Federal prosecutors are investigating contracts between three pharmaceutical companies and unnamed pharmacy benefit managers (PBMs), an indication the federal government is increasing its scrutiny of potential False Claims Act violations within the agreements, according to the Wall Street Journal.
Johnson & Johnson, Merck & Co. and Endo International PLC each received a civil investigative demand from the U.S. Attorney's Office for the Southern District of New York in March requesting information about PBM contracts dating back to Jan. 1, 2006. According to an SEC filing by Endo International, authorities are looking at the company's contracts with PBMs regarding Frova, a migraine treatment medication. Merck's filing revealed prosecutors were investigating Maxalt, also a headache medication, and Levitra, which treats erectile dysfunction.
The relationship between PBMs and drugmakers has received more attention as of late.
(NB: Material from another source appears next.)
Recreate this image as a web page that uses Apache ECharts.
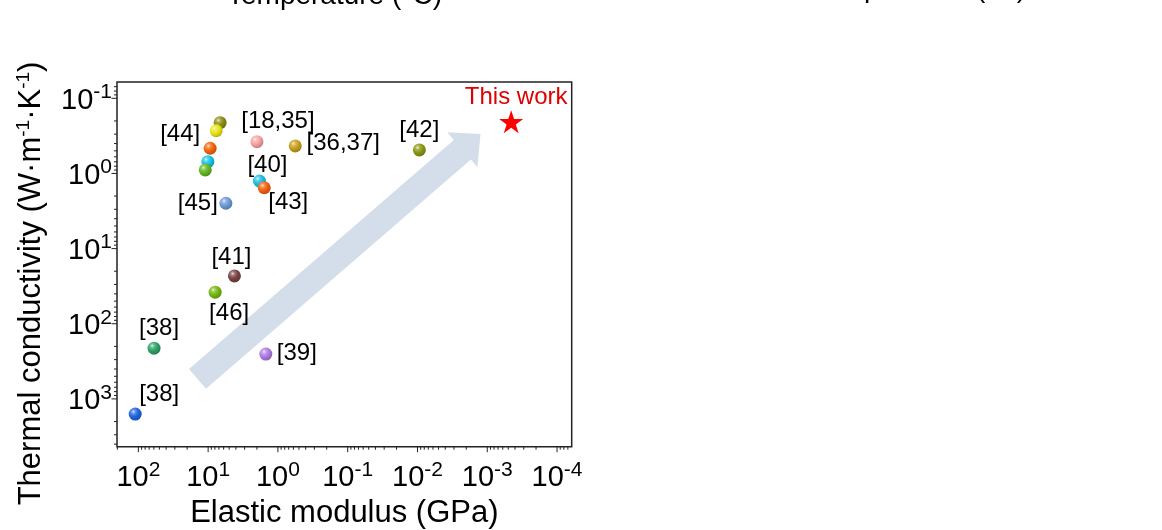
<!DOCTYPE html>
<html>
<head>
<meta charset="utf-8">
<script src="https://cdn.jsdelivr.net/npm/echarts@6.0.0/dist/echarts.min.js"></script>
<style>
html,body{margin:0;padding:0;background:#ffffff;}
#chart{width:1162px;height:530px;}
</style>
</head>
<body>
<div id="chart"></div>
<script>
// ---------------- data ----------------
const refLabels = ['[38]','[38]','[46]','[41]','[39]','[45]','','','','','[44]','[18,35]','[36,37]','[40]','[43]','[42]'];
const elasticModulus = [111, 59.6, 7.94, 4.2, 1.49, 5.57, 10.1, 11.0, 9.36, 6.73, 7.67, 2.0, 0.565, 1.84, 1.57, 0.0094];
const thermalConductivity = [1592, 211, 38, 23.1, 253, 2.49, 0.697, 0.898, 0.462, 0.211, 0.270, 0.378, 0.43, 1.26, 1.55, 0.486];
const thisWorkLabel = ['This work'];
const thisWorkModulus = [4.54e-4];
const thisWorkConductivity = [0.205];
const xMajorTicks = [100, 10, 1, 0.1, 0.01, 0.001, 0.0001];
const yMajorTicks = [0.1, 1, 10, 100, 1000];
const xAxisTitle = 'Elastic modulus (GPa)';
const yAxisTitleParts = ['Thermal conductivity (W·m', '-1', '·K', '-1', ')'];
const topTitles = ['Temperature (°C)', 'Temperature (°C)'];
const xLogRange = [-4.21, 2.306];
const yLogRange = [-1.217, 3.636];
const arrowTail = [14.2, 541];
const arrowTip = [1.25e-3, 0.299];

// ---------------- styles ----------------
const FONT = 'Liberation Sans, Arial, Helvetica, sans-serif';
const pointColors = ['#1f66e0','#2fa368','#76b812','#7a4444','#b07ae6','#6c9ad8','#14c4ea','#62b820','#f46608','#8c8c14','#e8e418','#f8a2a2','#c9a01c','#1cc0e2','#f26210','#8c9814'];
const labelOffsets = [[24,-20],[5,-20],[14,21],[-3,-19],[31,-1],[-28,0],[0,0],[0,0],[0,0],[0,0],[-36,4],[21,-20],[48,-3],[8,-16],[24,15],[0,-20]];

function mix(hex, target, t) {
  const a = parseInt(hex.slice(1), 16), b = parseInt(target.slice(1), 16);
  const ar = a >> 16, ag = (a >> 8) & 255, ab = a & 255;
  const br = b >> 16, bg = (b >> 8) & 255, bb = b & 255;
  const r = Math.round(ar + (br - ar) * t), g = Math.round(ag + (bg - ag) * t), bl = Math.round(ab + (bb - ab) * t);
  return 'rgb(' + r + ',' + g + ',' + bl + ')';
}
function sphere(c) {
  return {
    type: 'radial', x: 0.36, y: 0.32, r: 0.75,
    colorStops: [
      { offset: 0, color: mix(c, '#ffffff', 0.85) },
      { offset: 0.2, color: mix(c, '#ffffff', 0.3) },
      { offset: 0.5, color: c },
      { offset: 1, color: mix(c, '#000000', 0.25) }
    ]
  };
}
function powLabel(v) {
  const e = Math.log10(v), r = Math.round(e);
  if (Math.abs(e - r) > 1e-6) return '';
  return '{b|10}{s|' + r + '}';
}

const xMin = Math.pow(10, xLogRange[0]), xMax = Math.pow(10, xLogRange[1]);
const yMin = Math.pow(10, yLogRange[0]), yMax = Math.pow(10, yLogRange[1]);

function minorList(lo, hi) {
  const out = [];
  for (let e = Math.floor(lo) - 1; e <= Math.ceil(hi); e++) {
    for (let k = 2; k <= 9; k++) {
      const v = k * Math.pow(10, e);
      const lv = Math.log10(v);
      if (lv > lo && lv < hi) out.push(v);
    }
  }
  return out;
}
// tick items: [x, y, kind] kind 0 x-major, 1 x-minor, 2 y-major, 3 y-minor
const tickItems = [];
xMajorTicks.forEach(v => tickItems.push([v, yMax, 0]));
minorList(xLogRange[0], xLogRange[1]).forEach(v => tickItems.push([v, yMax, 1]));
yMajorTicks.forEach(v => tickItems.push([xMax, v, 2]));
minorList(yLogRange[0], yLogRange[1]).forEach(v => tickItems.push([xMax, v, 3]));

const scatterData = elasticModulus.map((x, i) => ({
  value: [x, thermalConductivity[i]],
  itemStyle: { color: sphere(pointColors[i]), opacity: 1 },
  label: { show: refLabels[i] !== '', formatter: refLabels[i], offset: labelOffsets[i] }
}));
const starData = thisWorkModulus.map((x, i) => ({
  value: [x, thisWorkConductivity[i]],
  label: { show: true, formatter: thisWorkLabel[i], offset: [5, -24] }
}));

const chart = echarts.init(document.getElementById('chart'), null, { renderer: 'canvas' });

const axisCommon = {
  type: 'log', inverse: true,
  axisLine: { show: false }, axisTick: { show: false },
  splitLine: { show: false }, minorTick: { show: false }, minorSplitLine: { show: false }
};

function graphicTexts() {
  return [
    {
      type: 'text', id: 'ytitle', x: 31.5, y: 283.5, rotation: Math.PI / 2,
      style: {
        text: '{m|' + yAxisTitleParts[0] + '}{s|' + yAxisTitleParts[1] + '}{m|' + yAxisTitleParts[2] + '}{s|' + yAxisTitleParts[3] + '}{m|' + yAxisTitleParts[4] + '}',
        align: 'center', verticalAlign: 'middle',
        rich: {
          m: { fontSize: 31, fontFamily: FONT, fill: '#000', color: '#000' },
          s: { fontSize: 19, fontFamily: FONT, fill: '#000', color: '#000', padding: [0, 0, 16, 0] }
        }
      }
    },
    {
      type: 'text', id: 'top1', x: 227, y: -3.7,
      style: { text: topTitles[0], fontSize: 28, fontFamily: FONT, fill: '#000', align: 'left', verticalAlign: 'middle' }
    },
    {
      type: 'text', id: 'top2', x: 811, y: -10.7,
      style: { text: topTitles[1], fontSize: 28, fontFamily: FONT, fill: '#000', align: 'left', verticalAlign: 'middle' }
    }
  ];
}

const option = {
  animation: false,
  backgroundColor: '#ffffff',
  grid: {
    left: 117, right: 590.3, top: 82, bottom: 83.3,
    show: true, borderColor: '#222', borderWidth: 1.5, backgroundColor: 'transparent',
    outerBoundsMode: 'none', containLabel: false
  },
  xAxis: Object.assign({}, axisCommon, {
    min: xMin, max: xMax,
    axisLabel: {
      margin: 13, formatter: powLabel,
      rich: {
        b: { fontSize: 29, fontFamily: FONT, color: '#000' },
        s: { fontSize: 21, fontFamily: FONT, color: '#000', padding: [0, 0, 16, 0] }
      }
    },
    name: xAxisTitle, nameLocation: 'middle', nameGap: 47,
    nameTextStyle: { fontSize: 31, fontFamily: FONT, color: '#000' }
  }),
  yAxis: Object.assign({}, axisCommon, {
    min: yMin, max: yMax,
    axisLabel: {
      margin: 5, formatter: powLabel,
      rich: {
        b: { fontSize: 29, fontFamily: FONT, color: '#000', padding: [5, 0, 0, 0] },
        s: { fontSize: 21, fontFamily: FONT, color: '#000', padding: [0, 0, 12, 0] }
      }
    }
  }),
  graphic: graphicTexts(),
  series: [
    {
      type: 'custom', name: 'ticks', silent: true, z: 1, clip: false,
      data: tickItems,
      renderItem: function (params, api) {
        const kind = api.value(2);
        const p = api.coord([api.value(0), api.value(1)]);
        const len = (kind === 0 || kind === 2) ? 5.5 : 3;
        const shape = kind < 2
          ? { x1: p[0], y1: p[1], x2: p[0], y2: p[1] + len }
          : { x1: p[0] - len, y1: p[1], x2: p[0], y2: p[1] };
        return { type: 'line', shape: shape, style: { stroke: '#222', lineWidth: 1 } };
      }
    },
    {
      type: 'scatter', name: 'refs', z: 3,
      symbol: 'circle', symbolSize: 13,
      itemStyle: { opacity: 1 },
      data: scatterData,
      label: { position: 'inside', fontSize: 24, fontFamily: FONT, color: '#000', opacity: 1, textBorderWidth: 0, textBorderColor: 'transparent', textShadowBlur: 0, align: 'center', verticalAlign: 'middle' }
    },
    {
      type: 'scatter', name: 'this work', z: 4,
      symbol: 'path://M50,0 L61.8,35.1 L98.9,35.1 L68.9,57 L80.2,92.2 L50,70.5 L19.8,92.2 L31.1,57 L1.1,35.1 L38.2,35.1 Z',
      symbolSize: [24, 23],
      itemStyle: { color: '#ff0000', opacity: 1 },
      data: starData,
      label: { position: 'inside', fontSize: 24, fontFamily: FONT, color: '#e00000', opacity: 1, textBorderWidth: 0, textBorderColor: 'transparent', align: 'center', verticalAlign: 'middle' }
    }
  ]
};
chart.setOption(option);

// big trend arrow anchored in data coordinates
const finder = { xAxisIndex: 0, yAxisIndex: 0 };
const t0 = chart.convertToPixel(finder, arrowTail);
const t1 = chart.convertToPixel(finder, arrowTip);
const dx = t1[0] - t0[0], dy = t1[1] - t0[1], L = Math.hypot(dx, dy);
const ux = dx / L, uy = dy / L, nx = -uy, ny = ux;
const headLen = 24, headHalf = 23, shaftHalf = 13;
const bx = t1[0] - ux * headLen, by = t1[1] - uy * headLen;
const pts = [
  [t0[0] + nx * shaftHalf, t0[1] + ny * shaftHalf],
  [bx + nx * shaftHalf, by + ny * shaftHalf],
  [bx + nx * headHalf, by + ny * headHalf],
  [t1[0], t1[1]],
  [bx - nx * headHalf, by - ny * headHalf],
  [bx - nx * shaftHalf, by - ny * shaftHalf],
  [t0[0] - nx * shaftHalf, t0[1] - ny * shaftHalf]
];
chart.setOption({
  graphic: graphicTexts().concat([{
    type: 'polygon', id: 'arrow', z: 0, silent: true,
    shape: { points: pts },
    style: { fill: '#d4deea', stroke: null }
  }])
});
</script>
</body>
</html>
Last November, Merck received a separate request from the U.S. Attorney for the Eastern District of Pennsylvania, according to WSJ. Weeks prior, Novartis agreed to pay $390 million to settle claims it paid kickbacks to specialty pharmacies to boost sales numbers for certain drugs. AntraZeneca also paid $7.9 million to settle claims it gave discounts on drugs to keep Nexium on Express Scripts' formulary.
Last year, Citron Research accused Valeant Pharmaceuticals International Inc. of using the specialty pharmacy Philidor RX Services LLC to create phantom sales, and a California pharmacist accused Philidor of "widespread fraud."